The reason? Russia's law banning "gay propaganda", Ikea spokeswoman Ylva Magnusson confirmed.
"That's the reason why Russia has another article," she told the Aftonbladet newspaper.
"We have two guiding principles in the communication we distribute from Ikea. The first is home interior design. The second is following the law."
She explained the decision was taken jointly by staff in Russia and Sweden in an attempt to "remain neutral".
"We think that our operations in Russia can, in the long run, have a positive effect on society," she added.
But the move was characterized as "cowardly" by gay rights activists in Sweden.
"I find it disappointing that Ikea has simply laid down flat," Ulrika Westerlund, chair of the Swedish Federation for Lesbian, Gay, Bisexual and Transgender Rights (RFSL), told The Local.
Back in June, Russian President Vladimir Putin signed into law a bill banning "propaganda of non-traditional sexual relations to minors".
Critics of the law have argued that its vague wording in effect outlaws any form of expression of LGBT rights, including Pride parades, holding hands or kissing in public.
Westerlund explained that Ikea "missed an opportunity" to put the law to the test and position itself as a leader in corporate social responsibility when it comes to gay rights.
"No one is really sure what 'propaganda' is and if Ikea had left the article in, that could have served as a test case," she said.
The new law has cast a shadow over the upcoming Winter Olympics in Sochi with some international gay rights groups calling for a boycott.

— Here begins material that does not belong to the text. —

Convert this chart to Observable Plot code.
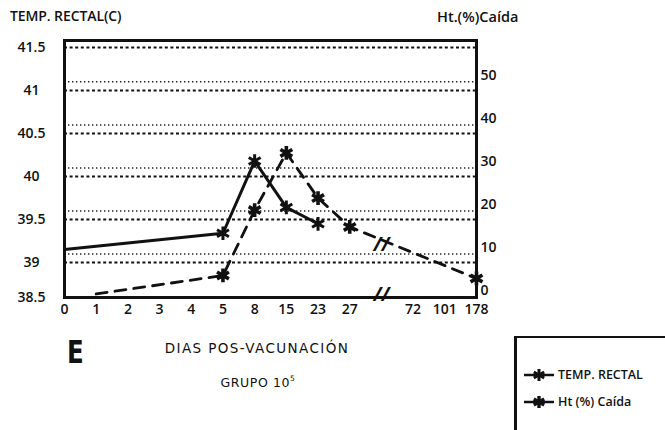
<!DOCTYPE html>
<html><head><meta charset="utf-8">
<script src="https://cdn.jsdelivr.net/npm/d3@7"></script>
<script src="https://cdn.jsdelivr.net/npm/@observablehq/plot@0.6"></script>
<style>
body{margin:0;background:#fff;font-family:"Open Sans",sans-serif;color:#111;}
#wrap{position:relative;width:665px;height:430px;overflow:hidden;}
#chart{position:absolute;left:0;top:0;}
.t{position:absolute;white-space:nowrap;line-height:1;}
.c{transform:translateX(-50%);}
#legend{position:absolute;left:514px;top:336px;width:170px;height:110px;border-left:3px solid #111;border-top:2px solid #111;}
.li{position:absolute;left:6px;display:flex;align-items:center;font-size:12.5px;font-weight:600;}
.li svg{margin-right:3px;}
</style></head><body>
<div id="wrap">
<div id="chart"></div>
<div class="t" style="left:10px;top:9px;font-size:14px;font-weight:600;letter-spacing:-0.1px;">TEMP. RECTAL(C)</div>
<div class="t" style="left:437px;top:10px;font-size:14.5px;font-weight:600;">Ht.(%)Caída</div>
<div class="t" style="left:67px;top:336px;font-size:32px;font-weight:bold;font-family:'DejaVu Sans Condensed','DejaVu Sans',sans-serif;transform:scaleX(0.85);transform-origin:left top;">E</div>
<div class="t c" style="left:257px;top:342px;font-size:13.5px;letter-spacing:1.4px;font-family:'DejaVu Sans',sans-serif;">DIAS POS-VACUNACIÓN</div>
<div class="t c" style="left:258px;top:375px;font-size:12.5px;letter-spacing:0.6px;font-family:'DejaVu Sans',sans-serif;">GRUPO 10<sup style="font-size:7.5px;vertical-align:6px;">5</sup></div>
<div id="legend">
  <div class="li" style="top:28px;"><svg width="32" height="14"><line x1="1" y1="7" x2="31" y2="7" stroke="#111" stroke-width="2.5"/><g stroke="#111" stroke-width="3"><line x1="16" y1="1" x2="16" y2="13"/><line x1="10.8" y1="4" x2="21.2" y2="10"/><line x1="10.8" y1="10" x2="21.2" y2="4"/></g></svg>TEMP. RECTAL</div>
  <div class="li" style="top:55px;"><svg width="32" height="14"><line x1="1" y1="7" x2="31" y2="7" stroke="#111" stroke-width="2.5"/><g stroke="#111" stroke-width="3.4"><line x1="16" y1="1" x2="16" y2="13"/><line x1="10.8" y1="4" x2="21.2" y2="10"/><line x1="10.8" y1="10" x2="21.2" y2="4"/></g></svg>Ht (%) Caída</div>
</div>
</div>
<script>
// x axis categories (days post vaccination) and their slot on the broken axis
const xLabels = ["0","1","2","3","4","5","8","15","23","27","72","101","178"];
const xSlots  = [0,1,2,3,4,5,6,7,8,9,11,12,13];
const axisBreakSlot = 10;

// Rectal temperature (°C)
const tempDays   = ["0","5","8","15","23"];
const tempValues = [39.15,39.34,40.18,39.64,39.45];
const tempMarked = [false,true,true,true,true];

// Hematocrit drop (%)
const htDays   = ["1","5","8","15","23","27","178"];
const htValues = [-0.8,3.5,18.7,32,21.5,14.8,2.8];
const htMarked = [false,true,true,true,true,true,true];
const htBreakValue = 10.5;

// axes and gridlines
const leftTicks  = [38.5,39,39.5,40,40.5,41,41.5];
const rightTicks = [0,10,20,30,40,50];
const heavyGrid  = [39,39.5,40,40.5,41,41.5];
const lightGrid  = [39.1,39.6,40.1,40.6,41.1];
const tempDomain = [38.593,41.581];

// right axis (Ht %) expressed on the temperature scale
const htZero = 38.674, htStep = 0.05;
const htToTemp = h => htZero + htStep * h;
const tempToHt = t => Math.round((t - htZero) / htStep);
const slot = d => xSlots[xLabels.indexOf(d)];

const temp = tempDays.map((d,i) => ({x: slot(d), y: tempValues[i], m: tempMarked[i]}));
const ht = htDays.map((d,i) => ({x: slot(d), y: htToTemp(htValues[i]), m: htMarked[i]}));

const font = {fontFamily: "Open Sans", fontSize: 14, fontWeight: 600};

const chart = Plot.plot({
  width: 665, height: 330,
  marginLeft: 64, marginRight: 189, marginTop: 40, marginBottom: 33,
  style: {fontFamily: "Open Sans", fontSize: "14px", color: "#111", background: "transparent"},
  x: {domain: [0, 13]},
  y: {domain: tempDomain, clamp: true},
  marks: [
    Plot.ruleY(lightGrid, {stroke: "#222", strokeWidth: 1.5, strokeDasharray: "1.4,2.6"}),
    Plot.ruleY(heavyGrid, {stroke: "#111", strokeWidth: 2, strokeDasharray: "3,2.6"}),
    Plot.line(temp, {x: "x", y: "y", stroke: "#111", strokeWidth: 3}),
    Plot.line(ht, {x: "x", y: "y", stroke: "#111", strokeWidth: 2.8, strokeDasharray: "11,8"}),
    Plot.dot(temp.filter(d => d.m), {x: "x", y: "y", symbol: "asterisk", r: 6.5, stroke: "#111", strokeWidth: 3}),
    Plot.dot(ht.filter(d => d.m), {x: "x", y: "y", symbol: "asterisk", r: 6.5, stroke: "#111", strokeWidth: 3.6}),
    Plot.text([axisBreakSlot], {x: d => d, y: () => htToTemp(htBreakValue), text: () => "//", fontSize: 19, fontStyle: "italic", fontWeight: "bold", fill: "#111"}),
    Plot.text([axisBreakSlot], {x: d => d, frameAnchor: "bottom", dy: 3, text: () => "//", fontSize: 19, fontStyle: "italic", fontWeight: "bold", fill: "#111"}),
    Plot.frame({stroke: "#111", strokeWidth: 3}),
    Plot.axisX(xSlots, {tickSize: 0, tickPadding: 7, label: null, tickFormat: s => xLabels[xSlots.indexOf(s)], ...font}),
    Plot.axisY(leftTicks, {anchor: "left", tickSize: 0, tickPadding: 33, textAnchor: "middle", label: null, tickFormat: d => String(d), ...font}),
    Plot.axisY(rightTicks.map(htToTemp), {anchor: "right", tickSize: 0, tickPadding: 4, label: null, tickFormat: tempToHt, ...font})
  ]
});
document.getElementById("chart").appendChild(chart);
</script>
</body></html>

This call has however been rejected by some Russian LGBT activists who argue that it is counter-productive.
Swedish high-jumper Emma Green Tregaro caused a storm of controversy recently when she painted her nails in rainbow colours at the World Athletics Championships in a "silent protest" against the Russian law.
Westerlund also didn't buy Ikea's argument that the company could serve as a force for good in Russia by simply maintaining operations there.
"What difference does it make if they don't stand up for their values when it counts?" she added.
Last year, Ikea came in for criticism for airbrushing women out of the version of its catalogue published in Saudi Arabia.